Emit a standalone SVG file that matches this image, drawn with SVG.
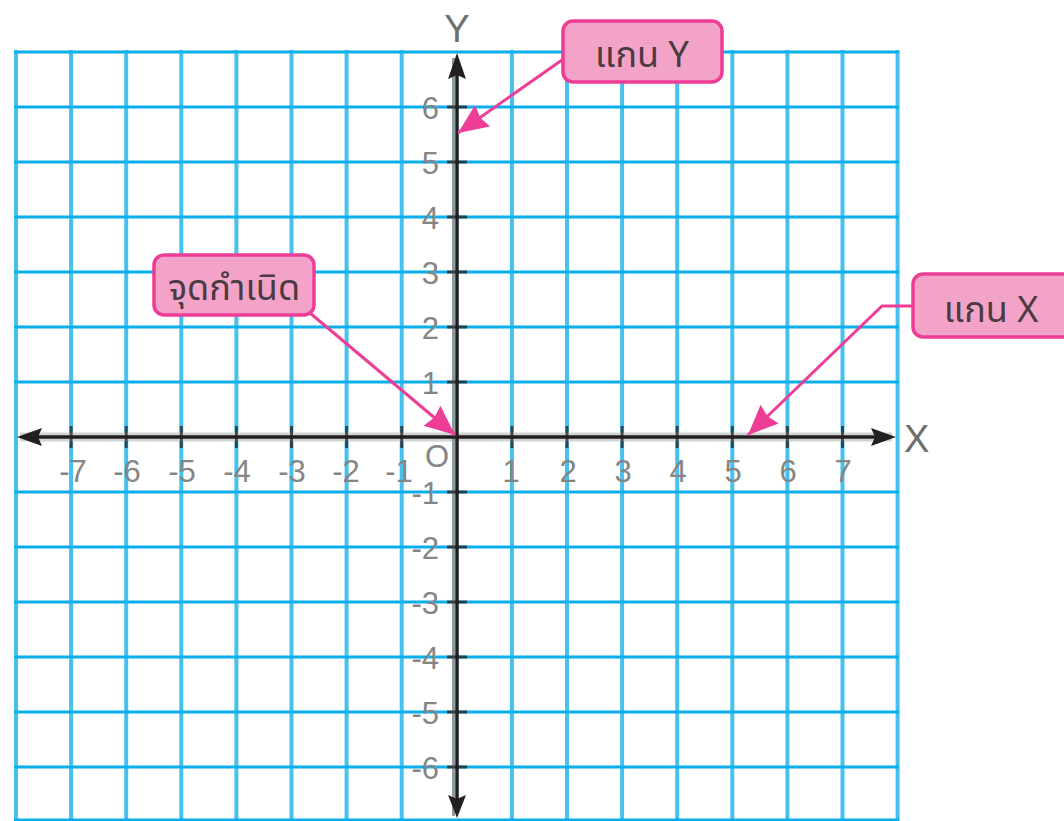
<svg xmlns="http://www.w3.org/2000/svg" width="1064" height="821" viewBox="0 0 1064 821">
<defs>
<style>
.vg{stroke:#45c1f0;stroke-width:4;fill:none}
.hg{stroke:#09afec;stroke-width:3;fill:none}
.ax{stroke:#231f20;stroke-width:3.5;fill:none}
.tk{stroke:#231f20;stroke-width:3;fill:none;opacity:0.75}
.num{font-family:"Liberation Sans Narrow","Liberation Sans",Arial,sans-serif;font-size:31px;fill:#858585}
.axl{font-family:"Liberation Sans Narrow","Liberation Sans",Arial,sans-serif;font-size:38px;fill:#6e6e6e}
.box{fill:#f4a3c8;stroke:#ee3d96;stroke-width:3.5}
.lbl{font-family:"Noto Sans Thai","Noto Sans","DejaVu Sans",sans-serif;font-size:36px;fill:#4a3a42;text-anchor:middle}
.con{stroke:#ee3d96;stroke-width:3;fill:none}
</style>
<marker id="pa" markerUnits="userSpaceOnUse" markerWidth="36" markerHeight="30" refX="30" refY="13" orient="auto" viewBox="0 0 36 30">
<path d="M0,0 L30,13 L0,26 L3,13 z" fill="#ee3d96"/>
</marker>
</defs>
<rect width="1064" height="821" fill="#ffffff"/>
<g id="grid">
<g class="vg">
<line x1="16" y1="50" x2="16" y2="821"/>
<line x1="71.1" y1="50" x2="71.1" y2="821"/>
<line x1="126.2" y1="50" x2="126.2" y2="821"/>
<line x1="181.3" y1="50" x2="181.3" y2="821"/>
<line x1="236.4" y1="50" x2="236.4" y2="821"/>
<line x1="291.5" y1="50" x2="291.5" y2="821"/>
<line x1="346.6" y1="50" x2="346.6" y2="821"/>
<line x1="401.7" y1="50" x2="401.7" y2="821"/>
<line x1="511.9" y1="50" x2="511.9" y2="821"/>
<line x1="567" y1="50" x2="567" y2="821"/>
<line x1="622.1" y1="50" x2="622.1" y2="821"/>
<line x1="677.2" y1="50" x2="677.2" y2="821"/>
<line x1="732.3" y1="50" x2="732.3" y2="821"/>
<line x1="787.4" y1="50" x2="787.4" y2="821"/>
<line x1="842.5" y1="50" x2="842.5" y2="821"/>
<line x1="897.6" y1="50" x2="897.6" y2="821"/>
</g>
<g class="hg">
<line x1="14" y1="52" x2="899" y2="52"/>
<line x1="14" y1="107" x2="899" y2="107"/>
<line x1="14" y1="162" x2="899" y2="162"/>
<line x1="14" y1="217" x2="899" y2="217"/>
<line x1="14" y1="272" x2="899" y2="272"/>
<line x1="14" y1="327" x2="899" y2="327"/>
<line x1="14" y1="382" x2="899" y2="382"/>
<line x1="14" y1="492" x2="899" y2="492"/>
<line x1="14" y1="547" x2="899" y2="547"/>
<line x1="14" y1="602" x2="899" y2="602"/>
<line x1="14" y1="657" x2="899" y2="657"/>
<line x1="14" y1="712" x2="899" y2="712"/>
<line x1="14" y1="767" x2="899" y2="767"/>
<line x1="14" y1="820" x2="899" y2="820"/>
</g>
</g>
<g id="axes">
<line x1="20" y1="437" x2="892" y2="437" stroke="#cfd4d4" stroke-width="9"/>
<line x1="453.5" y1="58" x2="453.5" y2="816" stroke="#8c9ca3" stroke-width="3"/>
<line class="ax" x1="38" y1="437" x2="876" y2="437"/>
<line class="ax" x1="457" y1="74" x2="457" y2="800"/>
<path d="M17,437 L42,428 L38,437 L42,446 z" fill="#231f20"/>
<path d="M896,437 L871,428 L875,437 L871,446 z" fill="#231f20"/>
<path d="M457,53 L448,79 L457,75 L466,79 z" fill="#231f20"/>
<path d="M457,818 L448,795 L457,799 L466,795 z" fill="#231f20"/>
<g class="tk">
<line x1="71.1" y1="426" x2="71.1" y2="448"/>
<line x1="126.2" y1="426" x2="126.2" y2="448"/>
<line x1="181.3" y1="426" x2="181.3" y2="448"/>
<line x1="236.4" y1="426" x2="236.4" y2="448"/>
<line x1="291.5" y1="426" x2="291.5" y2="448"/>
<line x1="346.6" y1="426" x2="346.6" y2="448"/>
<line x1="401.7" y1="426" x2="401.7" y2="448"/>
<line x1="511.9" y1="426" x2="511.9" y2="448"/>
<line x1="567" y1="426" x2="567" y2="448"/>
<line x1="622.1" y1="426" x2="622.1" y2="448"/>
<line x1="677.2" y1="426" x2="677.2" y2="448"/>
<line x1="732.3" y1="426" x2="732.3" y2="448"/>
<line x1="787.4" y1="426" x2="787.4" y2="448"/>
<line x1="842.5" y1="426" x2="842.5" y2="448"/>
<line x1="447" y1="107" x2="467" y2="107"/>
<line x1="447" y1="162" x2="467" y2="162"/>
<line x1="447" y1="217" x2="467" y2="217"/>
<line x1="447" y1="272" x2="467" y2="272"/>
<line x1="447" y1="327" x2="467" y2="327"/>
<line x1="447" y1="382" x2="467" y2="382"/>
<line x1="447" y1="492" x2="467" y2="492"/>
<line x1="447" y1="547" x2="467" y2="547"/>
<line x1="447" y1="602" x2="467" y2="602"/>
<line x1="447" y1="657" x2="467" y2="657"/>
<line x1="447" y1="712" x2="467" y2="712"/>
<line x1="447" y1="767" x2="467" y2="767"/>
</g>
<text class="axl" x="457" y="42" text-anchor="middle">Y</text>
<text class="axl" x="904" y="452">X</text>
<text class="num" x="437" y="467" text-anchor="middle" font-size="29">O</text>
<g class="num" text-anchor="middle">
<text x="73" y="482">-7</text>
<text x="127" y="482">-6</text>
<text x="182" y="482">-5</text>
<text x="237" y="482">-4</text>
<text x="292" y="482">-3</text>
<text x="346" y="482">-2</text>
<text x="399" y="482">-1</text>
<text x="511" y="482">1</text>
<text x="568" y="482">2</text>
<text x="623" y="482">3</text>
<text x="678" y="482">4</text>
<text x="733" y="482">5</text>
<text x="788" y="482">6</text>
<text x="843" y="482">7</text>
</g>
<g class="num" text-anchor="end">
<text x="439" y="118.5">6</text>
<text x="439" y="173.5">5</text>
<text x="439" y="228.5">4</text>
<text x="439" y="283.5">3</text>
<text x="439" y="338.5">2</text>
<text x="439" y="393.5">1</text>
<text x="439" y="503.5">-1</text>
<text x="439" y="558.5">-2</text>
<text x="439" y="613.5">-3</text>
<text x="439" y="668.5">-4</text>
<text x="439" y="723.5">-5</text>
<text x="439" y="778.5">-6</text>
</g>
</g>
<g id="connectors">
<line class="con" x1="562" y1="60" x2="458" y2="133" marker-end="url(#pa)"/>
<line class="con" x1="310" y1="313" x2="455" y2="435" marker-end="url(#pa)"/>
<polyline class="con" points="913,306 882,306 748,435" marker-end="url(#pa)"/>
</g>
<g id="label-y-axis">
<rect class="box" x="563" y="21" width="159" height="61" rx="10"/>
<text class="lbl" x="642" y="67">แกน Y</text>
</g>
<g id="label-origin">
<rect class="box" x="154" y="255" width="160" height="60" rx="10"/>
<text class="lbl" x="234" y="300">จุดกำเนิด</text>
</g>
<g id="label-x-axis">
<rect class="box" x="913" y="274" width="170" height="63" rx="10"/>
<text class="lbl" x="991" y="322">แกน X</text>
</g>
</svg>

__________

-- GIVEN EXERCISE --
Make an exact copy of the listing above. Do not include the pictures.

-- RESPONSE FOR THIS EXERCISE --
Emit a standalone SVG file that matches this image, drawn with SVG.
<svg xmlns="http://www.w3.org/2000/svg" width="1064" height="821" viewBox="0 0 1064 821">
<defs>
<style>
.vg{stroke:#45c1f0;stroke-width:4;fill:none}
.hg{stroke:#09afec;stroke-width:3;fill:none}
.ax{stroke:#231f20;stroke-width:3.5;fill:none}
.tk{stroke:#231f20;stroke-width:3;fill:none;opacity:0.75}
.num{font-family:"Liberation Sans Narrow","Liberation Sans",Arial,sans-serif;font-size:31px;fill:#858585}
.axl{font-family:"Liberation Sans Narrow","Liberation Sans",Arial,sans-serif;font-size:38px;fill:#6e6e6e}
.box{fill:#f4a3c8;stroke:#ee3d96;stroke-width:3.5}
.lbl{font-family:"Noto Sans Thai","Noto Sans","DejaVu Sans",sans-serif;font-size:36px;fill:#4a3a42;text-anchor:middle}
.con{stroke:#ee3d96;stroke-width:3;fill:none}
</style>
<marker id="pa" markerUnits="userSpaceOnUse" markerWidth="36" markerHeight="30" refX="30" refY="13" orient="auto" viewBox="0 0 36 30">
<path d="M0,0 L30,13 L0,26 L3,13 z" fill="#ee3d96"/>
</marker>
</defs>
<rect width="1064" height="821" fill="#ffffff"/>
<g id="grid">
<g class="vg">
<line x1="16" y1="50" x2="16" y2="821"/>
<line x1="71.1" y1="50" x2="71.1" y2="821"/>
<line x1="126.2" y1="50" x2="126.2" y2="821"/>
<line x1="181.3" y1="50" x2="181.3" y2="821"/>
<line x1="236.4" y1="50" x2="236.4" y2="821"/>
<line x1="291.5" y1="50" x2="291.5" y2="821"/>
<line x1="346.6" y1="50" x2="346.6" y2="821"/>
<line x1="401.7" y1="50" x2="401.7" y2="821"/>
<line x1="511.9" y1="50" x2="511.9" y2="821"/>
<line x1="567" y1="50" x2="567" y2="821"/>
<line x1="622.1" y1="50" x2="622.1" y2="821"/>
<line x1="677.2" y1="50" x2="677.2" y2="821"/>
<line x1="732.3" y1="50" x2="732.3" y2="821"/>
<line x1="787.4" y1="50" x2="787.4" y2="821"/>
<line x1="842.5" y1="50" x2="842.5" y2="821"/>
<line x1="897.6" y1="50" x2="897.6" y2="821"/>
</g>
<g class="hg">
<line x1="14" y1="52" x2="899" y2="52"/>
<line x1="14" y1="107" x2="899" y2="107"/>
<line x1="14" y1="162" x2="899" y2="162"/>
<line x1="14" y1="217" x2="899" y2="217"/>
<line x1="14" y1="272" x2="899" y2="272"/>
<line x1="14" y1="327" x2="899" y2="327"/>
<line x1="14" y1="382" x2="899" y2="382"/>
<line x1="14" y1="492" x2="899" y2="492"/>
<line x1="14" y1="547" x2="899" y2="547"/>
<line x1="14" y1="602" x2="899" y2="602"/>
<line x1="14" y1="657" x2="899" y2="657"/>
<line x1="14" y1="712" x2="899" y2="712"/>
<line x1="14" y1="767" x2="899" y2="767"/>
<line x1="14" y1="820" x2="899" y2="820"/>
</g>
</g>
<g id="axes">
<line x1="20" y1="437" x2="892" y2="437" stroke="#cfd4d4" stroke-width="9"/>
<line x1="453.5" y1="58" x2="453.5" y2="816" stroke="#8c9ca3" stroke-width="3"/>
<line class="ax" x1="38" y1="437" x2="876" y2="437"/>
<line class="ax" x1="457" y1="74" x2="457" y2="800"/>
<path d="M17,437 L42,428 L38,437 L42,446 z" fill="#231f20"/>
<path d="M896,437 L871,428 L875,437 L871,446 z" fill="#231f20"/>
<path d="M457,53 L448,79 L457,75 L466,79 z" fill="#231f20"/>
<path d="M457,818 L448,795 L457,799 L466,795 z" fill="#231f20"/>
<g class="tk">
<line x1="71.1" y1="426" x2="71.1" y2="448"/>
<line x1="126.2" y1="426" x2="126.2" y2="448"/>
<line x1="181.3" y1="426" x2="181.3" y2="448"/>
<line x1="236.4" y1="426" x2="236.4" y2="448"/>
<line x1="291.5" y1="426" x2="291.5" y2="448"/>
<line x1="346.6" y1="426" x2="346.6" y2="448"/>
<line x1="401.7" y1="426" x2="401.7" y2="448"/>
<line x1="511.9" y1="426" x2="511.9" y2="448"/>
<line x1="567" y1="426" x2="567" y2="448"/>
<line x1="622.1" y1="426" x2="622.1" y2="448"/>
<line x1="677.2" y1="426" x2="677.2" y2="448"/>
<line x1="732.3" y1="426" x2="732.3" y2="448"/>
<line x1="787.4" y1="426" x2="787.4" y2="448"/>
<line x1="842.5" y1="426" x2="842.5" y2="448"/>
<line x1="447" y1="107" x2="467" y2="107"/>
<line x1="447" y1="162" x2="467" y2="162"/>
<line x1="447" y1="217" x2="467" y2="217"/>
<line x1="447" y1="272" x2="467" y2="272"/>
<line x1="447" y1="327" x2="467" y2="327"/>
<line x1="447" y1="382" x2="467" y2="382"/>
<line x1="447" y1="492" x2="467" y2="492"/>
<line x1="447" y1="547" x2="467" y2="547"/>
<line x1="447" y1="602" x2="467" y2="602"/>
<line x1="447" y1="657" x2="467" y2="657"/>
<line x1="447" y1="712" x2="467" y2="712"/>
<line x1="447" y1="767" x2="467" y2="767"/>
</g>
<text class="axl" x="457" y="42" text-anchor="middle">Y</text>
<text class="axl" x="904" y="452">X</text>
<text class="num" x="437" y="467" text-anchor="middle" font-size="29">O</text>
<g class="num" text-anchor="middle">
<text x="73" y="482">-7</text>
<text x="127" y="482">-6</text>
<text x="182" y="482">-5</text>
<text x="237" y="482">-4</text>
<text x="292" y="482">-3</text>
<text x="346" y="482">-2</text>
<text x="399" y="482">-1</text>
<text x="511" y="482">1</text>
<text x="568" y="482">2</text>
<text x="623" y="482">3</text>
<text x="678" y="482">4</text>
<text x="733" y="482">5</text>
<text x="788" y="482">6</text>
<text x="843" y="482">7</text>
</g>
<g class="num" text-anchor="end">
<text x="439" y="118.5">6</text>
<text x="439" y="173.5">5</text>
<text x="439" y="228.5">4</text>
<text x="439" y="283.5">3</text>
<text x="439" y="338.5">2</text>
<text x="439" y="393.5">1</text>
<text x="439" y="503.5">-1</text>
<text x="439" y="558.5">-2</text>
<text x="439" y="613.5">-3</text>
<text x="439" y="668.5">-4</text>
<text x="439" y="723.5">-5</text>
<text x="439" y="778.5">-6</text>
</g>
</g>
<g id="connectors">
<line class="con" x1="562" y1="60" x2="458" y2="133" marker-end="url(#pa)"/>
<line class="con" x1="310" y1="313" x2="455" y2="435" marker-end="url(#pa)"/>
<polyline class="con" points="913,306 882,306 748,435" marker-end="url(#pa)"/>
</g>
<g id="label-y-axis">
<rect class="box" x="563" y="21" width="159" height="61" rx="10"/>
<text class="lbl" x="642" y="67">แกน Y</text>
</g>
<g id="label-origin">
<rect class="box" x="154" y="255" width="160" height="60" rx="10"/>
<text class="lbl" x="234" y="300">จุดกำเนิด</text>
</g>
<g id="label-x-axis">
<rect class="box" x="913" y="274" width="170" height="63" rx="10"/>
<text class="lbl" x="991" y="322">แกน X</text>
</g>
</svg>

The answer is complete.